From the launching of plans to build the US Holocaust Memorial Museum, until well after its opening fifteen years later in 1993, controversy over content threatened to derail the project. . Scholars challenged the long assumed “uniqueness” of the Holocaust. Board members resigned. Proponents of uniqueness insisted that they were not claiming that Jewish suffering was worse than that of any other persecuted people. When some of them charged that others—Armenians, Ukrainians-- were “stealing their Holocaust”, they denied that their complaint was about losing some presumed moral or other pre-eminence.

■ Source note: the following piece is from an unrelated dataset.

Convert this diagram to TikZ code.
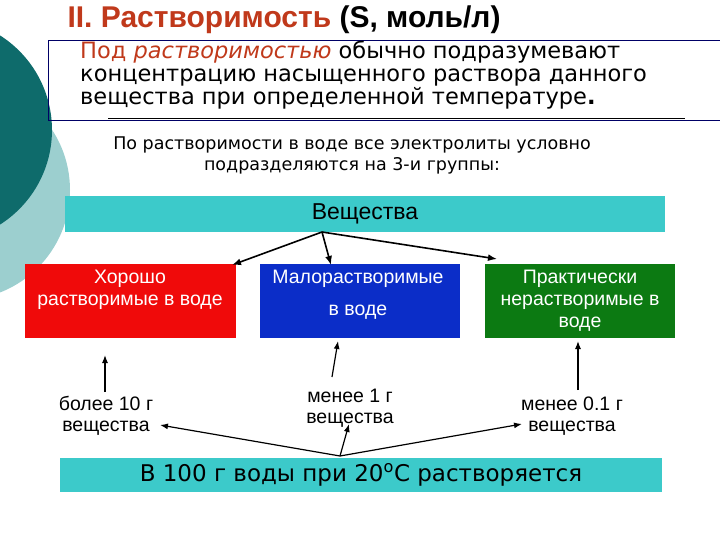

Then what were they worried about? What they felt slipping away was their Jewish identity: according to the pre-eminent scholar of Judaism, Jacob Neusner, all the talk about uniqueness “comes down to why the... [Holocaust] was “worse” than what the Armenians went through.” He found it “intellectually vulgar” and even “grotesque” to be arguing with other ethnic groups that our Holocaust was worse than theirs. “If you know who you are”, Neusner wrote, “you don’t have to make statements like that.” Is it possible that many Jews don’t know who they are except insofar as they have a unique victim identity? One can tour the sites of the death camps and learn the details of their operation, and come away knowing nothing about life of Polish Jewry. Critics have charged the “March of the Living” for not exposing its participants to the richness of the Jewish world that the Nazis extinguished. A Jewish identity based on catastrophe is a Jewish identity owed to anti-Semitism, which is a pretty a slim identity. But Jews were not committed to their continuity merely because there were those who wanted to annihilate them. They had created something that was, on its own terms, worth continuing and creating.
In the last
decades of the 20th century the Holocaust moved from the margins to
the center of how American Jews understand themselves as Jews, and how they
represent themselves to others. Has this
Holocaust-centred identity been destabilized by the absorption of the Holocaust
into Genocide Studies, and by the downgrading of anti-Semitism as a cause? That’s hard to say. There is always a lag
between academic discourse on any topic and what prevails in the general
culture. The continued merging of the
Holocaust with Genocide Studies is bound to have some effect, even though it
continues to be resisted by some prominent academics and by large segments of
the Jewish public. It should also be noted that a number of Jewish scholars as
well as lay folk promote the merger with Genocide Studies because such
“universalizing” of the Holocaust, as they see it, really elevates its
significance. In any case, there’s no
way of telling how many Jews ground their identity in the Holocaust and to what
extent they do. Whatever the number,
there remains an over-riding factor: times have changed since identity was an
inherited, non-negotiable fact of life.
In multi-cultural North America we are free to self-identify as we wish: our self-identification can be variable,
multiple, and malleable. And in
principle—bigots to the contrary-- it is a matter of choice.